Make a pot of coffee, and when it's cool make a small "sample" of the beer. Add coffee to it a bit at a time, and taste, until you have the proportions you like. Then add the coffee to the bottling bucket along with your priming sugar, at the correct proportions and temp.

Bottle away and never look back
 
If it were me, I'd let it ride. It may become me balanced with age, and the more you play with it, the more chance you have of screwing it up.
 
If it were me, I'd let it ride. It may become me balanced with age, and the more you play with it, the more chance you have of screwing it up.

+1

Next time, you'll have the experience from this brew to be able to adjust your recipe for a more pronounced "roasty" flavor.
 
How much roasted barley did you use? All the stouts I have made call for about 8 oz in 5 gallons. I have never had one that has the same roastiness as a commercial stout. I am thinking on my next stout brew, I may up it to 10 or 12 oz to get the flavor I am looking for...
 
Thanks for your input guys. I've decided to let it be for now. After refrigerating some of my sample I found the roasted character to come through after the sensations of mouthfeel and sweetness faded away. It appears much better balanced now and will probably do wonderfully with age and carbonation.

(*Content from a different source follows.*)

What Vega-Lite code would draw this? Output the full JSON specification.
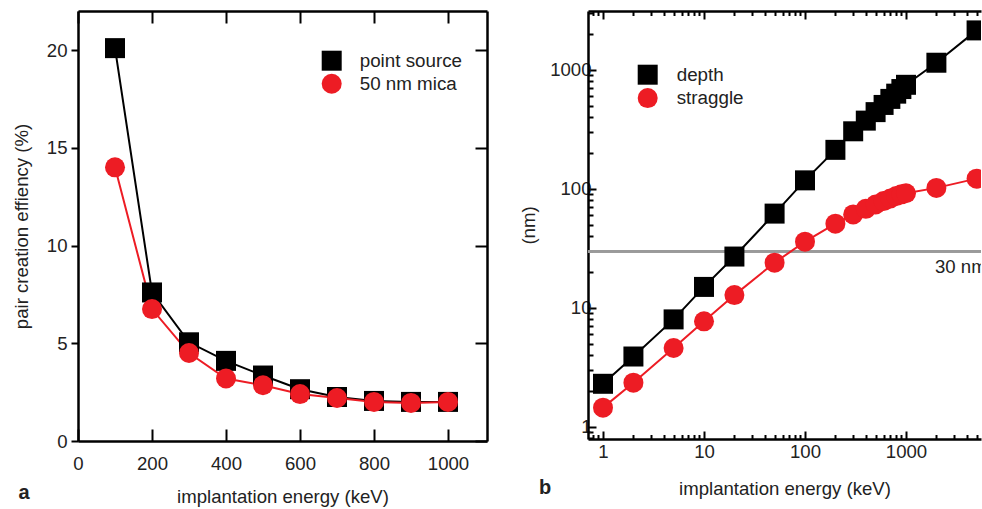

D Nyholm: I used 8 oz roasted barley, 2 oz black patent, 13 oz chocolate malt, 3 oz coffee wheat malt, and 2 oz debittered black malt, along with some caramel malts and toasted oatmeal.

I'm probably just stressing because tomorrow is bottling day and I put a lot of planning and energy into this batch. :D
 
Last year I brewed the dry stout from Brewing Classic Styles and it wasn't roasty at all until it had cold conditioned in the keg for a couple weeks. Out of the fermenter it was closer to a mild than stout. I'd say leave it as it is and wait for the yeast to drop out. If you really want to mess with it, don't do it to the whole batch - bottle half then add the extra roast to the bottling bucket for the last half. I'd bet that if you did a side by side with the original and extra roasty, you'll like the original more.